____ COLLECTED DATA

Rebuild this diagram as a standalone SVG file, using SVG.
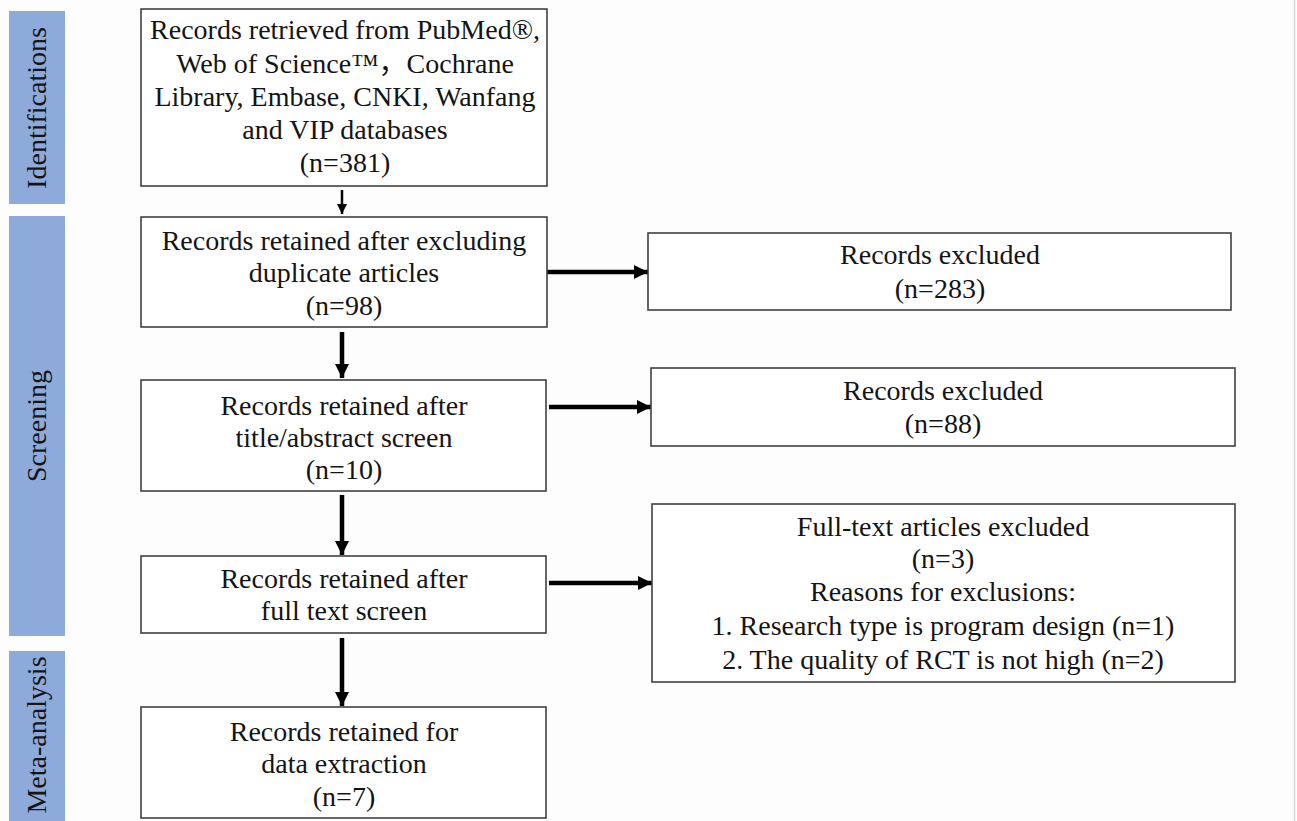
<svg xmlns="http://www.w3.org/2000/svg" width="1297" height="821" viewBox="0 0 1297 821">
<style>
.bg{fill:#fdfdfd}
.bar{fill:#8eaadb}
.box{fill:#ffffff;stroke:#404040;stroke-width:1.6}
.t{font-family:'Liberation Serif','Times New Roman','DejaVu Serif','Noto Sans CJK SC',serif;font-size:28px;fill:#141414;text-anchor:middle}
.c{stroke:#000;fill:none}
.thin{stroke-width:2.5}
.thick{stroke-width:4.5}
</style>
<defs>
<marker id="ah" markerUnits="userSpaceOnUse" markerWidth="16" markerHeight="16" viewBox="0 0 16 16" refX="14" refY="8" orient="auto">
<path d="M0,1 L14,8 L0,15 Z" fill="#000"/>
</marker>
<marker id="ahs" markerUnits="userSpaceOnUse" markerWidth="12" markerHeight="12" viewBox="0 0 12 12" refX="10" refY="6" orient="auto">
<path d="M0,1 L10,6 L0,11 Z" fill="#000"/>
</marker>
</defs>
<rect class="bg" x="0" y="0" width="1297" height="821"/>
<line x1="1294.5" y1="0" x2="1294.5" y2="821" stroke="#d8d8d8" stroke-width="1.5"/>

<g id="phase-identifications">
<rect class="bar" x="9" y="11" width="56" height="193"/>
<text class="t" transform="translate(46,108) rotate(-90)">Identifications</text>
</g>
<g id="phase-screening">
<rect class="bar" x="9" y="216" width="56" height="420"/>
<text class="t" transform="translate(46,426) rotate(-90)">Screening</text>
</g>
<g id="phase-meta">
<rect class="bar" x="9" y="651" width="56" height="172"/>
<text class="t" transform="translate(46,735) rotate(-90)">Meta-analysis</text>
</g>

<g id="connectors">
<line class="c thin" x1="342" y1="190" x2="342" y2="214" marker-end="url(#ahs)"/>
<line class="c thick" x1="342" y1="332" x2="342" y2="378" marker-end="url(#ah)"/>
<line class="c thick" x1="342" y1="495" x2="342" y2="555" marker-end="url(#ah)"/>
<line class="c thick" x1="342" y1="638" x2="342" y2="706" marker-end="url(#ah)"/>
<line class="c thick" x1="547" y1="272" x2="648" y2="272" marker-end="url(#ah)"/>
<line class="c thick" x1="549" y1="407" x2="651" y2="407" marker-end="url(#ah)"/>
<line class="c thick" x1="549" y1="583" x2="652" y2="583" marker-end="url(#ah)"/>
</g>

<g id="n-retrieved">
<rect class="box" x="141" y="9" width="406" height="177"/>
<text class="t" x="345" y="39">Records retrieved from PubMed®,</text>
<text class="t" x="345" y="73">Web of Science™，Cochrane</text>
<text class="t" x="345" y="106">Library, Embase, CNKI, Wanfang</text>
<text class="t" x="345" y="139">and VIP databases</text>
<text class="t" x="345" y="172">(n=381)</text>
</g>
<g id="n-dedup">
<rect class="box" x="141" y="217" width="406" height="110"/>
<text class="t" x="344" y="250">Records retained after excluding</text>
<text class="t" x="344" y="282">duplicate articles</text>
<text class="t" x="344" y="315">(n=98)</text>
</g>
<g id="n-title">
<rect class="box" x="141" y="380" width="405" height="111"/>
<text class="t" x="344" y="415">Records retained after</text>
<text class="t" x="344" y="447">title/abstract screen</text>
<text class="t" x="344" y="479">(n=10)</text>
</g>
<g id="n-fulltext">
<rect class="box" x="141" y="556" width="405" height="77"/>
<text class="t" x="344" y="588">Records retained after</text>
<text class="t" x="344" y="620">full text screen</text>
</g>
<g id="n-final">
<rect class="box" x="141" y="707" width="405" height="111"/>
<text class="t" x="344" y="741">Records retained for</text>
<text class="t" x="344" y="773">data extraction</text>
<text class="t" x="344" y="806">(n=7)</text>
</g>
<g id="n-excl1">
<rect class="box" x="648" y="233" width="583" height="77"/>
<text class="t" x="940" y="264">Records excluded</text>
<text class="t" x="940" y="298">(n=283)</text>
</g>
<g id="n-excl2">
<rect class="box" x="651" y="368" width="584" height="78"/>
<text class="t" x="943" y="400">Records excluded</text>
<text class="t" x="943" y="433">(n=88)</text>
</g>
<g id="n-excl3">
<rect class="box" x="652" y="504" width="583" height="178"/>
<text class="t" x="943" y="536">Full-text articles excluded</text>
<text class="t" x="943" y="568">(n=3)</text>
<text class="t" x="943" y="601">Reasons for exclusions:</text>
<text class="t" x="943" y="635">1. Research type is program design (n=1)</text>
<text class="t" x="943" y="669">2. The quality of RCT is not high (n=2)</text>
</g>
</svg>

________

• **THE TASK**
Copy the material exactly. Do not include the pictures.

• **ANSWER BELOW**
Rebuild this diagram as a standalone SVG file, using SVG.
<svg xmlns="http://www.w3.org/2000/svg" width="1297" height="821" viewBox="0 0 1297 821">
<style>
.bg{fill:#fdfdfd}
.bar{fill:#8eaadb}
.box{fill:#ffffff;stroke:#404040;stroke-width:1.6}
.t{font-family:'Liberation Serif','Times New Roman','DejaVu Serif','Noto Sans CJK SC',serif;font-size:28px;fill:#141414;text-anchor:middle}
.c{stroke:#000;fill:none}
.thin{stroke-width:2.5}
.thick{stroke-width:4.5}
</style>
<defs>
<marker id="ah" markerUnits="userSpaceOnUse" markerWidth="16" markerHeight="16" viewBox="0 0 16 16" refX="14" refY="8" orient="auto">
<path d="M0,1 L14,8 L0,15 Z" fill="#000"/>
</marker>
<marker id="ahs" markerUnits="userSpaceOnUse" markerWidth="12" markerHeight="12" viewBox="0 0 12 12" refX="10" refY="6" orient="auto">
<path d="M0,1 L10,6 L0,11 Z" fill="#000"/>
</marker>
</defs>
<rect class="bg" x="0" y="0" width="1297" height="821"/>
<line x1="1294.5" y1="0" x2="1294.5" y2="821" stroke="#d8d8d8" stroke-width="1.5"/>

<g id="phase-identifications">
<rect class="bar" x="9" y="11" width="56" height="193"/>
<text class="t" transform="translate(46,108) rotate(-90)">Identifications</text>
</g>
<g id="phase-screening">
<rect class="bar" x="9" y="216" width="56" height="420"/>
<text class="t" transform="translate(46,426) rotate(-90)">Screening</text>
</g>
<g id="phase-meta">
<rect class="bar" x="9" y="651" width="56" height="172"/>
<text class="t" transform="translate(46,735) rotate(-90)">Meta-analysis</text>
</g>

<g id="connectors">
<line class="c thin" x1="342" y1="190" x2="342" y2="214" marker-end="url(#ahs)"/>
<line class="c thick" x1="342" y1="332" x2="342" y2="378" marker-end="url(#ah)"/>
<line class="c thick" x1="342" y1="495" x2="342" y2="555" marker-end="url(#ah)"/>
<line class="c thick" x1="342" y1="638" x2="342" y2="706" marker-end="url(#ah)"/>
<line class="c thick" x1="547" y1="272" x2="648" y2="272" marker-end="url(#ah)"/>
<line class="c thick" x1="549" y1="407" x2="651" y2="407" marker-end="url(#ah)"/>
<line class="c thick" x1="549" y1="583" x2="652" y2="583" marker-end="url(#ah)"/>
</g>

<g id="n-retrieved">
<rect class="box" x="141" y="9" width="406" height="177"/>
<text class="t" x="345" y="39">Records retrieved from PubMed®,</text>
<text class="t" x="345" y="73">Web of Science™，Cochrane</text>
<text class="t" x="345" y="106">Library, Embase, CNKI, Wanfang</text>
<text class="t" x="345" y="139">and VIP databases</text>
<text class="t" x="345" y="172">(n=381)</text>
</g>
<g id="n-dedup">
<rect class="box" x="141" y="217" width="406" height="110"/>
<text class="t" x="344" y="250">Records retained after excluding</text>
<text class="t" x="344" y="282">duplicate articles</text>
<text class="t" x="344" y="315">(n=98)</text>
</g>
<g id="n-title">
<rect class="box" x="141" y="380" width="405" height="111"/>
<text class="t" x="344" y="415">Records retained after</text>
<text class="t" x="344" y="447">title/abstract screen</text>
<text class="t" x="344" y="479">(n=10)</text>
</g>
<g id="n-fulltext">
<rect class="box" x="141" y="556" width="405" height="77"/>
<text class="t" x="344" y="588">Records retained after</text>
<text class="t" x="344" y="620">full text screen</text>
</g>
<g id="n-final">
<rect class="box" x="141" y="707" width="405" height="111"/>
<text class="t" x="344" y="741">Records retained for</text>
<text class="t" x="344" y="773">data extraction</text>
<text class="t" x="344" y="806">(n=7)</text>
</g>
<g id="n-excl1">
<rect class="box" x="648" y="233" width="583" height="77"/>
<text class="t" x="940" y="264">Records excluded</text>
<text class="t" x="940" y="298">(n=283)</text>
</g>
<g id="n-excl2">
<rect class="box" x="651" y="368" width="584" height="78"/>
<text class="t" x="943" y="400">Records excluded</text>
<text class="t" x="943" y="433">(n=88)</text>
</g>
<g id="n-excl3">
<rect class="box" x="652" y="504" width="583" height="178"/>
<text class="t" x="943" y="536">Full-text articles excluded</text>
<text class="t" x="943" y="568">(n=3)</text>
<text class="t" x="943" y="601">Reasons for exclusions:</text>
<text class="t" x="943" y="635">1. Research type is program design (n=1)</text>
<text class="t" x="943" y="669">2. The quality of RCT is not high (n=2)</text>
</g>
</svg>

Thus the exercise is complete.